O antropólogo Mércio Pereira Gomes, que foi presidente da Funai (Fundação Nacional do Índio) nos quatro primeiros anos do governo Lula, admite que sofria "um dilema muito grande" no órgão diante da questão do infanticídio. Como cidadão, é contrário à prática, mas como antropólogo e presidente do órgão, discorda de uma política intervencionista.

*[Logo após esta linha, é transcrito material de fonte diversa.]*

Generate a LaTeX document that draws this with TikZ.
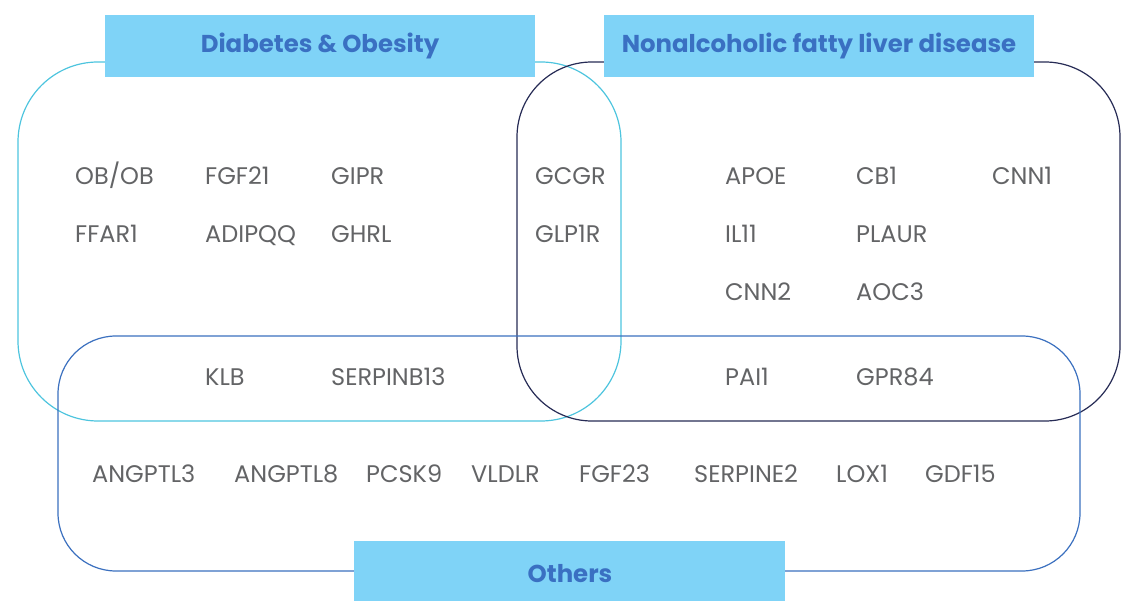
\documentclass[tikz,border=0pt]{standalone}
\usepackage{fontspec}
\setmainfont{Poppins}
\definecolor{labfill}{HTML}{7FD3F7}
\definecolor{titlec}{HTML}{3A70C2}
\definecolor{genec}{HTML}{636466}
\definecolor{cyanc}{HTML}{4DC4DE}
\definecolor{navyc}{HTML}{262B55}
\definecolor{bluec}{HTML}{3B70BF}
\tikzset{
  gene/.style={anchor=base west, inner sep=0pt, text=genec, font=\fontsize{24}{28}\selectfont},
  labbox/.style={fill=labfill, draw=none},
  labtext/.style={anchor=base, inner sep=0pt, text=titlec, font=\fontsize{24.4}{30}\selectfont\bfseries},
  region/.style={line width=1.2pt}
}
\begin{document}
\begin{tikzpicture}[x=1pt,y=-1pt]
\useasboundingbox (0,0) rectangle (1143,609);
% regions
\draw[region, draw=cyanc, rounded corners=80pt] (18,62) rectangle (621,421);
\draw[region, draw=navyc, rounded corners=75pt] (517,62) rectangle (1120,421);
\draw[region, draw=bluec, rounded corners=58pt] (58,336) rectangle (1080,571);
% label boxes
\fill[labbox] (105,15) rectangle (535,77);
\fill[labbox] (604,15) rectangle (1034,77);
\fill[labbox] (354,541) rectangle (785,601);
\node[labtext] (tdo) at (320,53) {Diabetes \& Obesity};
\node[labtext] (tnafld) at (819,53) {Nonalcoholic fatty liver disease};
\node[labtext] (toth) at (570,582) {Others};
% row 1
\node[gene] (obob) at (75,185) {OB/OB};
\node[gene] (fgf21) at (205,185) {FGF21};
\node[gene] (gipr) at (331,185) {GIPR};
\node[gene] (gcgr) at (535,185) {GCGR};
\node[gene] (apoe) at (725,185) {APOE};
\node[gene] (cb1) at (856,185) {CB1};
\node[gene] (cnn1) at (992,185) {CNN1};
% row 2
\node[gene] (ffar1) at (75,243) {FFAR1};
\node[gene] (adipqq) at (205,243) {ADIPQQ};
\node[gene] (ghrl) at (331,243) {GHRL};
\node[gene] (glp1r) at (535,243) {GLP1R};
\node[gene] (il11) at (725,243) {IL11};
\node[gene] (plaur) at (856,243) {PLAUR};
% row 3
\node[gene] (cnn2) at (725,301) {CNN2};
\node[gene] (aoc3) at (856,301) {AOC3};
% row 4
\node[gene] (klb) at (205,385) {KLB};
\node[gene] (serpinb13) at (331,385) {SERPINB13};
\node[gene] (pai1) at (725,385) {PAI1};
\node[gene] (gpr84) at (856,385) {GPR84};
% row 5
\node[gene] (angptl3) at (92,482) {ANGPTL3};
\node[gene] (angptl8) at (234,482) {ANGPTL8};
\node[gene] (pcsk9) at (366,482) {PCSK9};
\node[gene] (vldlr) at (471,482) {VLDLR};
\node[gene] (fgf23) at (579,482) {FGF23};
\node[gene] (serpine2) at (694,482) {SERPINE2};
\node[gene] (lox1) at (836,482) {LOX1};
\node[gene] (gdf15) at (925,482) {GDF15};
\end{tikzpicture}
\end{document}
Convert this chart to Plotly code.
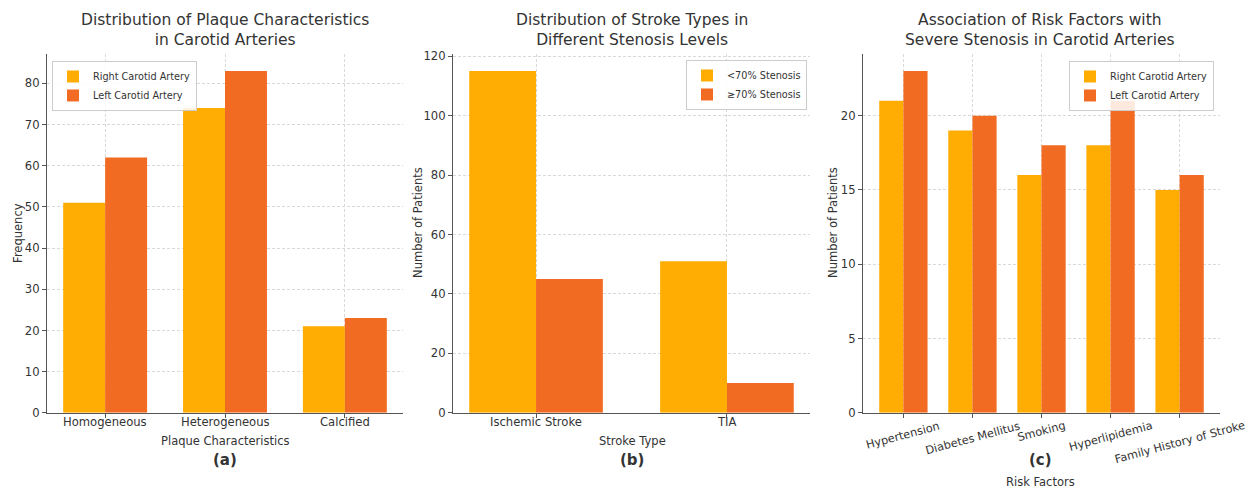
import plotly.graph_objects as go

# ---------------- data ----------------
plaque_types = ["Homogeneous", "Heterogeneous", "Calcified"]
plaque_right = [51, 74, 21]
plaque_left = [62, 83, 23]

stroke_types = ["Ischemic Stroke", "TIA"]
stroke_lt70 = [115, 51]
stroke_ge70 = [45, 10]

risk_factors = ["Hypertension", "Diabetes Mellitus", "Smoking", "Hyperlipidemia", "Family History of Stroke"]
risk_right = [21, 19, 16, 18, 15]
risk_left = [23, 20, 18, 21, 16]

C1 = "#FFAD02"
C2 = "#F26B22"
TXT = "#333333"
FONT = "DejaVu Sans"
W, H = 1251, 491

def px(x):
    return x / W

def py(y):
    # vertical pixel position (from top) -> paper fraction
    yy = (y - 4) / 0.976
    return 1 - yy / H

fig = go.Figure()

panels = [
    dict(xa="x", ya="y", leg="legend", cats=plaque_types, s1=plaque_right, s2=plaque_left,
         n1="Right Carotid Artery", n2="Left Carotid Artery"),
    dict(xa="x2", ya="y2", leg="legend2", cats=stroke_types, s1=stroke_lt70, s2=stroke_ge70,
         n1="<70% Stenosis", n2="≥70% Stenosis"),
    dict(xa="x3", ya="y3", leg="legend3", cats=risk_factors, s1=risk_right, s2=risk_left,
         n1="Right Carotid Artery", n2="Left Carotid Artery"),
]
for p in panels:
    xs = list(range(len(p["cats"])))
    fig.add_trace(go.Bar(x=xs, y=p["s1"], name=p["n1"], marker=dict(color=C1, line=dict(width=0)),
                         xaxis=p["xa"], yaxis=p["ya"], legend=p["leg"]))
    fig.add_trace(go.Bar(x=xs, y=p["s2"], name=p["n2"], marker=dict(color=C2, line=dict(width=0)),
                         xaxis=p["xa"], yaxis=p["ya"], legend=p["leg"]))

ydom = [py(412), py(53)]
xdoms = [[px(47), px(403)], [px(453), px(810)], [px(863), px(1220)]]
xranges = [[-0.485, 2.485], [-0.435, 1.435], [-0.585, 4.585]]
yranges = [[0, 87.15], [0, 120.75], [0, 24.15]]
ydticks = [10, 20, 5]

axis_common = dict(showline=True, linecolor="#555555", linewidth=1.2, ticks="outside", ticklen=4,
                   tickcolor="#555555", tickfont=dict(family=FONT, size=11.6, color=TXT),
                   showgrid=True, gridcolor="#d9d9d9", griddash="3px,2px", gridwidth=0.8,
                   zeroline=False, mirror=False)

layout = dict(
    width=W, height=H, margin=dict(l=0, r=0, t=0, b=0),
    paper_bgcolor="white", plot_bgcolor="white",
    barmode="group", bargap=0.3, bargroupgap=0,
    font=dict(family=FONT, color=TXT),
)
for i, (cats, dom, xr, yr, dt) in enumerate(zip([plaque_types, stroke_types, risk_factors],
                                                xdoms, xranges, yranges, ydticks)):
    sfx = "" if i == 0 else str(i + 1)
    xa = dict(axis_common, domain=dom, range=xr, tickvals=list(range(len(cats))), ticktext=cats,
              anchor="y" + sfx, showticklabels=False)
    ya = dict(axis_common, domain=ydom, range=yr, dtick=dt, tick0=0, anchor="x" + sfx)
    layout["xaxis" + sfx] = xa
    layout["yaxis" + sfx] = ya

leg_common = dict(bgcolor="rgba(255,255,255,0.85)", bordercolor="#cccccc", borderwidth=1,
                  font=dict(family=FONT, size=9.7, color=TXT), yanchor="top", tracegroupgap=0)
layout["legend"] = dict(leg_common, x=px(52), xanchor="left", y=py(60))
layout["legend2"] = dict(leg_common, x=px(807), xanchor="right", y=py(59))
layout["legend3"] = dict(leg_common, x=px(1214), xanchor="right", y=py(60))

fig.update_layout(**layout)

ann = []
titles = ["Distribution of Plaque Characteristics<br>in Carotid Arteries",
          "Distribution of Stroke Types in<br>Different Stenosis Levels",
          "Association of Risk Factors with<br>Severe Stenosis in Carotid Arteries"]
centers = [225, 632, 1040]
for t, cx in zip(titles, centers):
    ann.append(dict(text=t, x=px(cx), y=py(50), xref="paper", yref="paper", xanchor="center",
                    yanchor="bottom", showarrow=False, font=dict(family=FONT, size=15.5, color=TXT)))
for lab, cx in zip(["(a)", "(b)", "(c)"], centers):
    ann.append(dict(text="<b>" + lab + "</b>", x=px(cx), y=py(459), xref="paper", yref="paper",
                    xanchor="center", yanchor="middle", showarrow=False,
                    font=dict(family=FONT, size=15, color=TXT)))
# x axis titles
for lab, cx, cy in [("Plaque Characteristics", 225, 440), ("Stroke Type", 632, 440), ("Risk Factors", 1040, 481)]:
    ann.append(dict(text=lab, x=px(cx), y=py(cy), xref="paper", yref="paper", xanchor="center",
                    yanchor="middle", showarrow=False, font=dict(family=FONT, size=11.5, color=TXT)))
# y axis titles
for lab, cx, cy in [("Frequency", 18, 232), ("Number of Patients", 418, 222), ("Number of Patients", 833, 222)]:
    ann.append(dict(text=lab, x=px(cx), y=py(cy), xref="paper", yref="paper", xanchor="center",
                    yanchor="middle", textangle=-90, showarrow=False,
                    font=dict(family=FONT, size=11.5, color=TXT)))
# category labels for panels (a) and (b)
for cats, xr in [(plaque_types, "x"), (stroke_types, "x2")]:
    for i, lab in enumerate(cats):
        ann.append(dict(text=lab, x=i, y=py(421), xref=xr, yref="paper", xanchor="center",
                        yanchor="middle", showarrow=False,
                        font=dict(family=FONT, size=11.6, color=TXT)))
# rotated category labels for panel (c)
for i, lab in enumerate(risk_factors):
    ann.append(dict(text=lab, x=i, y=py(416), xref="x3", yref="paper", xanchor="center",
                    yanchor="top", textangle=-15, showarrow=False,
                    font=dict(family=FONT, size=11.3, color=TXT)))
fig.update_layout(annotations=ann)

post = (
    "var d=document.documentElement;d.style.margin='0';d.style.padding='0';d.style.overflow='hidden';"
    "document.body.style.margin='0';document.body.style.padding='0';"
    "document.body.style.overflow='hidden';"
)
fig.write_html("out.html", config={"displayModeBar": False}, post_script=post)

Segundo ele, há de cinco a dez mortes por infanticídio no Brasil por ano. Para tornar a política indigenista mais eficiente, Gomes afirma que a questão da saúde, hoje com a Funasa, deveria voltar para a Funai, de onde saiu em 1999.
Para as tribos, explica, o índio só considera um ser como pessoa quando ele é recebido pela sociedade. "Quando se pratica infanticídio, do ponto de vista cultural -não do biológico-, ainda não se está considerando um ser como completo. A antropologia analisa desse modo. Sob essa lógica cultural, não é uma desumanidade."

Segundo ele, a Funai "não toma uma posição" sobre o infanticídio, mas busca intervir em alguns casos. "Há uma busca de soluções, como a adoção."

Ele é descrente em relação aos efeitos de uma lei. "Quem vai poder fazer isso vai ser uma Funai com capacidade de dialogar."